Women have written books about pulling sledges over frozen wastes, but on the whole we are indifferent to seeing how dead we can get. Close observation and specificity, essential characteristics of the genre, are at home in the home. And, as Verdier notes of the author of Travels into Spain, “her narrator can enter women’s private spaces and have intimate conversations about matters they would never reveal to their husbands and lovers”. A man would not have witnessed a retainer expectorating rosewater at a levée. I learnt more about the lived experience of Pinochet’s regime around Chilean kitchen tables than I ever did from a book. I remember a woman of my age cradling a baby and looking out of the window at Andean foothills rising into a clear blue sky. “Mi mamá”, she told me, remembering the night the knock came, when she was ten, “se enojó porque no se puso los calcetines”. Her mother was annoyed with her husband, my interlocutor’s father, for not putting on his socks before Pinochet’s goons took him. They never saw him again.’

Read the article here.

The travel liar should be given more credit.
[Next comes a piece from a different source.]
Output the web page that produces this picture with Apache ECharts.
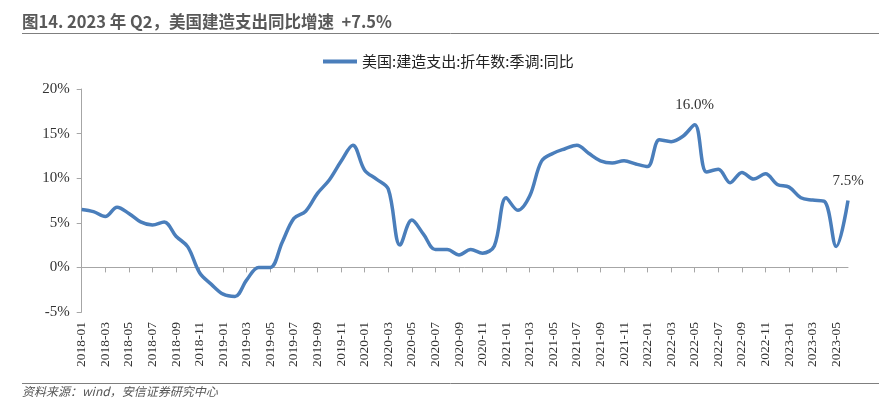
<!DOCTYPE html>
<html>
<head>
<meta charset="utf-8">
<script src="https://cdn.jsdelivr.net/npm/echarts@6/dist/echarts.min.js"></script>
<style>
html,body{margin:0;padding:0;background:#fff;}
#c{width:879px;height:410px;}
</style>
</head>
<body>
<div id="c"></div>
<script>
// ---- data ----
var categories = [];
(function(){
  for (var y = 2018; y <= 2023; y++) {
    for (var m = 1; m <= 12; m++) {
      if (y === 2023 && m > 6) break;
      categories.push(y + '-' + (m < 10 ? '0' + m : m));
    }
  }
})();
var seriesName = '美国:建造支出:折年数:季调:同比';
var values = [
  6.5, 6.25, 5.7, 6.75, 6.05, 5.1, 4.75, 5.1, 3.5, 2.3, -0.6, -1.9,
  -3.0, -3.25, -1.4, 0.0, 0.0, 2.8, 5.5, 6.3, 8.3, 9.8, 11.9, 13.7,
  10.9, 9.9, 8.8, 2.5, 5.3, 3.7, 2.0, 2.0, 1.4, 2.0, 1.6, 2.4,
  7.8, 6.4, 8.0, 11.9, 12.8, 13.3, 13.7, 12.8, 11.95, 11.7, 11.95, 11.6,
  11.3, 14.3, 14.1, 14.7, 16.0, 10.7, 11.0, 9.5, 10.65, 9.9, 10.5, 9.3,
  9.0, 7.8, 7.55, 7.4, 2.35, 7.5
];
var labeledIndices = [52, 65];
var yTicks = {min: -5, max: 20, interval: 5};
var titleText = '图14. 2023 年 Q2，美国建造支出同比增速  +7.5%';
var sourceText = '资料来源：wind，安信证券研究中心';

// ---- chart ----
var serif = '"Liberation Serif","Times New Roman",serif';
var cjk = '"Noto Sans CJK SC","Noto Sans CJK JP",sans-serif';
var lineColor = '#4A7EBB';

var seriesData = values.map(function(v, i){
  if (labeledIndices.indexOf(i) >= 0) {
    return {value: v, label: {show: true, position: 'top', distance: 12,
      formatter: function(p){ return Number(p.value).toFixed(1) + '%'; },
      fontFamily: serif, fontSize: 15, color: '#333'}};
  }
  return v;
});

var chart = echarts.init(document.getElementById('c'), null, {renderer: 'canvas'});
chart.setOption({
  animation: false,
  backgroundColor: '#fff',
  graphic: [
    {type: 'text', left: 22, top: 13, style: {text: titleText, font: 'bold 16.5px ' + cjk, fill: '#595959'}},
    {type: 'line', shape: {x1: 22, y1: 33.5, x2: 879, y2: 33.5}, style: {stroke: '#7f7f7f', lineWidth: 1}},
    {type: 'line', shape: {x1: 22, y1: 383.5, x2: 879, y2: 383.5}, style: {stroke: '#7f7f7f', lineWidth: 1}},
    {type: 'text', left: 22, top: 385, style: {text: sourceText, font: 'italic 12px ' + cjk, fill: '#555'}}
  ],
  legend: {
    top: 49, left: 318,
    icon: 'rect', itemWidth: 34, itemHeight: 4, itemGap: 5,
    textStyle: {fontFamily: cjk, fontSize: 15, color: '#222'},
    data: [seriesName]
  },
  grid: {left: 81.7, right: 31, top: 89, bottom: 98, containLabel: false},
  xAxis: [
    {
      type: 'category', data: categories, boundaryGap: false,
      axisLine: {onZero: true, lineStyle: {color: '#a6a6a6', width: 1}},
      axisTick: {show: true, interval: 1, length: 5, lineStyle: {color: '#a6a6a6'}},
      axisLabel: {show: false},
      splitLine: {show: false}
    },
    {
      type: 'category', data: categories, boundaryGap: false, position: 'bottom',
      axisLine: {show: false, onZero: false},
      axisTick: {show: false},
      axisLabel: {show: true, interval: 1, rotate: 90, margin: 10,
        fontFamily: serif, fontSize: 13.5, color: '#333'},
      splitLine: {show: false}
    }
  ],
  yAxis: {
    type: 'value', min: yTicks.min, max: yTicks.max, interval: yTicks.interval,
    axisLine: {show: true, lineStyle: {color: '#a6a6a6', width: 1}},
    axisTick: {show: true, length: 5, lineStyle: {color: '#a6a6a6'}},
    axisLabel: {formatter: '{value}%', fontFamily: serif, fontSize: 15, color: '#333', margin: 12},
    splitLine: {show: false}
  },
  series: [{
    name: seriesName, type: 'line', xAxisIndex: 0,
    data: seriesData, smooth: 0.35, showSymbol: true, symbol: 'circle', symbolSize: 0.1,
    lineStyle: {color: lineColor, width: 3.5},
    itemStyle: {color: lineColor}
  }]
});
</script>
</body>
</html>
Ryszard Kapuściński was to a certain extent a travel liar. (When I was 19 or 20 I interviewed Kapuściński in Amsterdam. He was slightly nasty. He said among other things, ‘I write my books, I don’t read them.’) But there is of course no connection between the humble craft of travel lying and nastiness.

It's very well possible that a man would not have noticed a ‘a retainer expectorating rosewater at a levée.’ I wonder how I should imagine this. Did people gargle with rose water? And I thought that love was invented in Italy, but Spain will do as well.
The anecdote about Chile has not much to do with Marie-Catherine d’Aulnoy or Spain but is insightful.

If you expect a knock on the door sleep with your socks on. (Cold bedrooms could be a reason to sleep with your socks on as well.)